## Exercise goal
Copy exactly the lines from the start of the material through the line with "2015, 2018, 2021];". Pictures stay out of the copy.
>> BEGIN
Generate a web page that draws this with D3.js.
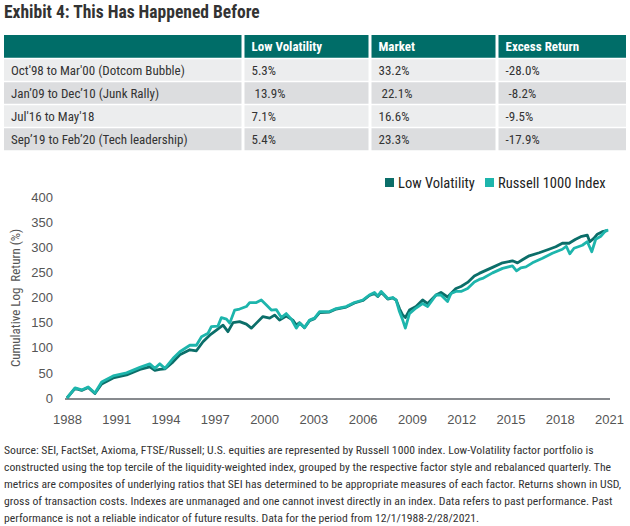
<!DOCTYPE html>
<html><head><meta charset="utf-8">
<script src="https://cdn.jsdelivr.net/npm/d3@7"></script>
<style>
html,body{margin:0;padding:0;background:#fff;}
svg{display:block;font-family:"Liberation Sans Narrow","Roboto Condensed","DejaVu Sans Condensed",Roboto,sans-serif;}
</style></head>
<body><svg id="c" width="630" height="526"></svg>
<script>
const title = "Exhibit 4: This Has Happened Before";
const tableHeader = ["", "Low Volatility", "Market", "Excess Return"];
const periods = ["Oct'98 to Mar'00 (Dotcom Bubble)", "Jan\u201909 to Dec\u201910 (Junk Rally)", "Jul'16 to May'18", "Sep\u201919 to Feb\u201920 (Tech leadership)"];
const lowVolReturns = ["5.3%", " 13.9%", "7.1%", "5.4%"];
const marketReturns = ["33.2%", " 22.1%", "16.6%", "23.3%"];
const excessReturns = ["-28.0%", " -8.2%", "-9.5%", "-17.9%"];

const seriesNames = ["Low Volatility", "Russell 1000 Index"];
const yTicks = [0, 50, 100, 150, 200, 250, 300, 350, 400];
const xTicks = [1988, 1991, 1994, 1997, 2000, 2003, 2006, 2009, 2012, 2015, 2018, 2021];

const russellDates = [1988.00,1988.49,1988.89,1989.29,1989.70,1990.11,1990.81,1991.63,1992.44,1993.04,1993.35,1993.65,1993.96,1994.46,1994.87,1995.48,1995.88,1996.19,1996.59,1996.79,1997.19,1997.40,1997.71,1997.91,1998.21,1998.51,1998.92,1999.12,1999.53,1999.83,2000.14,2000.44,2000.74,2001.05,2001.35,2001.66,2001.96,2002.16,2002.46,2002.77,2003.07,2003.38,2003.98,2004.39,2005.00,2005.50,2006.01,2006.41,2006.72,2006.92,2007.13,2007.33,2007.53,2007.83,2008.04,2008.24,2008.44,2008.60,2008.85,2009.25,2009.65,2009.96,2010.47,2010.77,2011.17,2011.38,2011.68,2011.99,2012.39,2012.80,2013.10,2013.30,2013.91,2014.52,2015.12,2015.37,2015.63,2015.94,2016.34,2016.95,2017.55,2018.16,2018.40,2018.61,2018.87,2019.38,2019.68,2019.95,2020.19,2020.50,2020.80,2020.96];
const russellValues = [0,20,16,22,10,32,44,50,61,68,59,68,59,79,92,105,105,122,129,142,143,160,157,149,175,177,182,190,190,195,185,175,176,160,168,157,139,149,140,155,159,172,172,178,182,190,195,205,210,203,212,205,198,200,195,172,155,139,168,179,188,182,205,205,192,208,212,212,218,231,236,238,249,258,263,253,259,261,269,278,288,296,302,287,298,304,311,291,316,322,333,334];

const lowVolDates = [1988.00,1988.49,1988.89,1989.29,1989.70,1990.11,1990.81,1991.63,1992.44,1993.04,1993.35,1993.65,1993.96,1994.46,1994.87,1995.48,1995.88,1996.28,1996.69,1997.10,1997.50,1997.80,1998.11,1998.51,1998.92,1999.22,1999.53,1999.93,2000.34,2000.64,2000.94,2001.35,2001.75,2001.96,2002.16,2002.46,2002.77,2003.07,2003.38,2003.98,2004.39,2005.00,2005.50,2006.01,2006.41,2006.72,2006.92,2007.13,2007.33,2007.53,2007.83,2008.04,2008.24,2008.44,2008.60,2008.85,2009.25,2009.65,2009.96,2010.47,2010.77,2011.17,2011.38,2011.68,2011.99,2012.39,2012.80,2013.10,2013.30,2013.91,2014.52,2015.12,2015.43,2015.73,2016.14,2016.75,2017.35,2017.76,2018.16,2018.57,2018.97,2019.28,2019.68,2019.83,2020.09,2020.29,2020.59,2020.90];
const lowVolValues = [0,19,15,21,9,28,40,46,57,62,55,57,58,72,86,96,94,112,125,135,145,132,150,152,147,139,149,162,159,165,155,163,155,145,150,140,154,158,170,171,177,181,189,194,204,208,202,210,204,197,199,195,178,165,160,175,182,195,188,205,210,201,208,218,222,230,243,248,251,260,269,273,269,275,283,289,296,301,308,308,316,321,324,311,318,326,331,333];

const colors = ["#0B6E69", "#1DB5AC"];

const svg = d3.select("#c");

// Title
svg.append("text").attr("x", 4).attr("y", 18)
  .attr("font-size", 17.5).attr("font-weight", "bold").attr("fill", "#333")
  .text(title);

// Table
const colX = [4, 243, 370, 497, 626];
const rowY = [35, 58.5, 81.5, 104.5, 127.5, 151];
const gap = 1.5;
const rows = periods.map((p, i) => [p, lowVolReturns[i], marketReturns[i], excessReturns[i]]);
const allRows = [tableHeader, ...rows];
const rowFill = ["#006D68", "#ECEDEE", "#DCDDDF", "#ECEDEE", "#DCDDDF"];
const tbl = svg.append("g");
allRows.forEach((r, ri) => {
  r.forEach((cell, ci) => {
    const x0 = colX[ci] + (ci > 0 ? gap : 0), x1 = colX[ci + 1] - (ci < 3 ? gap : 0);
    const y0 = rowY[ri] + (ri > 0 ? gap / 2 : 0), y1 = rowY[ri + 1] - gap / 2;
    tbl.append("rect").attr("x", x0).attr("y", y0).attr("width", x1 - x0).attr("height", y1 - y0)
      .attr("fill", rowFill[ri]);
    if (cell !== "") {
      tbl.append("text").attr("x", x0 + 7).attr("y", (y0 + y1) / 2 + 4.5)
        .attr("font-size", 13).attr("xml:space", "preserve").style("white-space", "pre")
        .attr("font-weight", ri === 0 ? "bold" : "normal")
        .attr("fill", ri === 0 ? "#fff" : "#333")
        .text(cell);
    }
  });
});

// Chart
const x = d3.scaleLinear().domain([1988, 2021]).range([67, 609]);
const y = d3.scaleLinear().domain([0, 400]).range([398, 197]);

const yAxis = svg.append("g").attr("transform", "translate(53,0)")
  .call(d3.axisLeft(y).tickValues(yTicks).tickSize(0).tickPadding(0));
yAxis.select(".domain").remove();
yAxis.selectAll("text").attr("font-size", 13).attr("fill", "#555").attr("font-family", null);

const xAxis = svg.append("g").attr("transform", "translate(0,399)")
  .call(d3.axisBottom(x).tickValues(xTicks).tickFormat(d3.format("d")).tickSize(0).tickPadding(16));
xAxis.select(".domain").attr("stroke", "#5f6368").attr("stroke-width", 1.5).attr("d", "M65,0H610");
xAxis.selectAll("text").attr("font-size", 13).attr("fill", "#555").attr("font-family", null);

svg.append("text").attr("transform", "translate(20,298) rotate(-90)")
  .attr("text-anchor", "middle").attr("font-size", 13).attr("fill", "#555")
  .attr("xml:space", "preserve").style("white-space", "pre")
  .text("Cumulative Log  Return (%)");

const line = d3.line().x(d => x(d[0])).y(d => y(d[1]));
const lowData = lowVolDates.map((d, i) => [d, lowVolValues[i]]);
const rusData = russellDates.map((d, i) => [d, russellValues[i]]);
[lowData, rusData].forEach((data, i) => {
  svg.append("path").datum(data).attr("d", line).attr("fill", "none")
    .attr("stroke", colors[i]).attr("stroke-width", 2.8).attr("stroke-linejoin", "round");
});

// Legend
const legX = [385, 485];
seriesNames.forEach((n, i) => {
  svg.append("rect").attr("x", legX[i]).attr("y", 178).attr("width", 9).attr("height", 9).attr("fill", colors[i]);
  svg.append("text").attr("x", legX[i] + 13).attr("y", 188).attr("font-size", 14.5).attr("fill", "#222").text(n);
});

// Footnote
const footnote = [
  "Source: SEI, FactSet, Axioma, FTSE/Russell; U.S. equities are represented by Russell 1000 index. Low-Volatility factor portfolio is",
  "constructed using the top tercile of the liquidity-weighted index, grouped by the respective factor style and rebalanced quarterly. The",
  "metrics are composites of underlying ratios that SEI has determined to be appropriate measures of each factor. Returns shown in USD,",
  "gross of transaction costs. Indexes are unmanaged and one cannot invest directly in an index. Data refers to past performance. Past",
  "performance is not a reliable indicator of future results. Data for the period from 12/1/1988-2/28/2021."
];
svg.append("g").selectAll("text").data(footnote).join("text")
  .attr("x", 4).attr("y", (d, i) => 454 + i * 17)
  .attr("font-size", 11.7).attr("fill", "#333").text(d => d)
  .each(function () {
    if (this.getComputedTextLength() > 618) {
      d3.select(this).attr("textLength", 618).attr("lengthAdjust", "spacingAndGlyphs");
    }
  });
</script></body></html>
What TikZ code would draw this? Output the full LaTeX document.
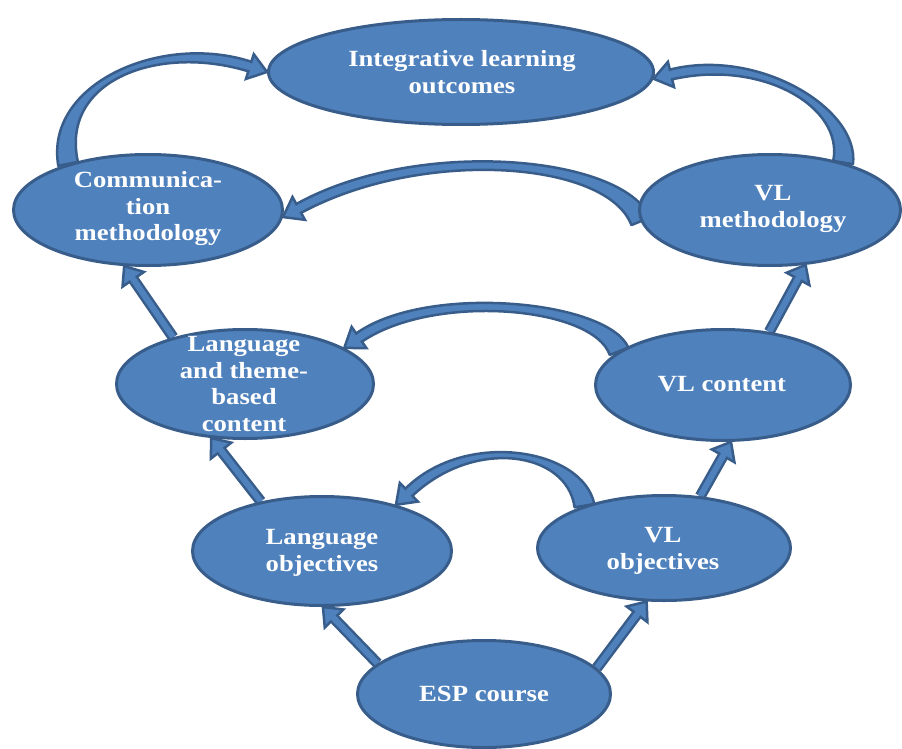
\documentclass[tikz,border=0pt]{standalone}
\usepackage{fontspec}
\setmainfont{Liberation Serif}[FakeStretch=1.15]
\usetikzlibrary{calc,shapes.geometric}
\definecolor{fillc}{HTML}{4F81BD}
\definecolor{bordc}{HTML}{385D8A}
\pgfdeclarelayer{bg}
\pgfdeclarelayer{paper}
\pgfsetlayers{paper,bg,main}
\tikzset{
  oval/.style={ellipse, draw=bordc, fill=fillc, line width=3pt, inner sep=0pt},
  lbl/.style={text=white, font=\fontsize{23.2}{26.5}\selectfont\bfseries, align=center, inner sep=0pt},
  shaft/.style={draw=bordc, line width=2.5pt, double=fillc, double distance=6pt},
  ribbon/.style={draw=bordc, fill=fillc, line width=2.5pt, line join=round},
  headst/.style={draw=bordc, fill=fillc, line width=2.5pt, line join=miter},
  patch/.style={draw=fillc, line width=6pt},
}
\newcommand\blockarr[2]{%
  \coordinate (h) at ($(#2)!16pt!(#1)$);
  \draw[shaft] (#1) -- (h);
  \draw[headst] ($(h)!13pt!90:(#2)$) -- (#2) -- ($(h)!13pt!-90:(#2)$) -- cycle;
  \draw[patch] ($(h)!-3pt!(#2)$) -- ($(h)!2pt!(#2)$);
}
\newcommand\curvarr[4]{%
  \coordinate (h) at ($(#4)!18pt!(#3)$);
  \coordinate (s) at (#1);
  \coordinate (ca) at (#2);
  \coordinate (cb) at (#3);
  \filldraw[ribbon] ($(s)!10pt!90:(ca)$) .. controls ($(ca)!8pt!-90:(s)$) and ($(cb)!6pt!90:(h)$) .. ($(h)!5pt!90:(#4)$)
     -- ($(h)!5pt!-90:(#4)$) .. controls ($(cb)!6pt!-90:(h)$) and ($(ca)!8pt!90:(s)$) .. ($(s)!10pt!-90:(ca)$) -- cycle;
  \draw[headst] ($(h)!13pt!90:(#4)$) -- (#4) -- ($(h)!13pt!-90:(#4)$) -- cycle;
  \draw[patch, line width=7pt] ($(h)!-3pt!(#4)$) -- ($(h)!2pt!(#4)$);
}
\begin{document}
\begin{tikzpicture}[x=1pt,y=1pt]
\useasboundingbox (0,0) rectangle (902,-749);
\begin{pgfonlayer}{paper}
\fill[white] (0,0) rectangle (902,-749);
\end{pgfonlayer}
% ellipses
\node[oval, minimum width=385pt, minimum height=105pt] (integ) at (461,-72) {};
\node[oval, minimum width=269pt, minimum height=111pt] (comm) at (148,-210) {};
\node[oval, minimum width=261pt, minimum height=111pt] (vlm) at (770,-210) {};
\node[oval, minimum width=257pt, minimum height=109pt] (lt) at (245,-384) {};
\node[oval, minimum width=255pt, minimum height=111pt] (vc) at (723,-385) {};
\node[oval, minimum width=259pt, minimum height=109pt] (lo) at (322,-551) {};
\node[oval, minimum width=253pt, minimum height=105pt] (vo) at (664,-548) {};
\node[oval, minimum width=253pt, minimum height=107pt] (esp) at (484,-694) {};
% labels
\node[lbl] (integ-t) at (462,-72) {Integrative learning\\outcomes};
\node[lbl] (comm-t) at (148,-209) {Communica-\\tion\\methodology};
\node[lbl] (vlm-t) at (773,-209) {VL\\methodology};
\node[lbl] (lt-t) at (244,-384) {Language\\and theme-\\based\\content};
\node[lbl] (vc-t) at (722,-384) {VL content};
\node[lbl] (lo-t) at (322,-553) {Language\\objectives};
\node[lbl] (vo-t) at (663,-551) {VL\\objectives};
\node[lbl] (esp-t) at (484,-694) {ESP course};
% connectors
\begin{pgfonlayer}{bg}
\blockarr{esp.164}{lo.-89}
\blockarr{esp.13}{vo.-108}
\blockarr{lo.141}{lt.-122}
\blockarr{vo.55}{vc.-82}
\blockarr{lt.147}{comm.-113}
\blockarr{vc.49}{vlm.-57}
\curvarr{comm.150}{52,-82}{160,-38}{integ.180}
\curvarr{vlm.33}{852,-108}{760,-53}{integ.-2}
\curvarr{vlm.185}{615,-158}{420,-142}{comm.-3}
\curvarr{vc.162}{600,-303}{430,-288}{lt.20}
\curvarr{vo.152}{575,-450}{470,-433}{lo.32}
\end{pgfonlayer}
\end{tikzpicture}
\end{document}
>> END
## Task output
Generate a web page that draws this with D3.js.
<!DOCTYPE html>
<html><head><meta charset="utf-8">
<script src="https://cdn.jsdelivr.net/npm/d3@7"></script>
<style>
html,body{margin:0;padding:0;background:#fff;}
svg{display:block;font-family:"Liberation Sans Narrow","Roboto Condensed","DejaVu Sans Condensed",Roboto,sans-serif;}
</style></head>
<body><svg id="c" width="630" height="526"></svg>
<script>
const title = "Exhibit 4: This Has Happened Before";
const tableHeader = ["", "Low Volatility", "Market", "Excess Return"];
const periods = ["Oct'98 to Mar'00 (Dotcom Bubble)", "Jan\u201909 to Dec\u201910 (Junk Rally)", "Jul'16 to May'18", "Sep\u201919 to Feb\u201920 (Tech leadership)"];
const lowVolReturns = ["5.3%", " 13.9%", "7.1%", "5.4%"];
const marketReturns = ["33.2%", " 22.1%", "16.6%", "23.3%"];
const excessReturns = ["-28.0%", " -8.2%", "-9.5%", "-17.9%"];

const seriesNames = ["Low Volatility", "Russell 1000 Index"];
const yTicks = [0, 50, 100, 150, 200, 250, 300, 350, 400];
const xTicks = [1988, 1991, 1994, 1997, 2000, 2003, 2006, 2009, 2012, 2015, 2018, 2021];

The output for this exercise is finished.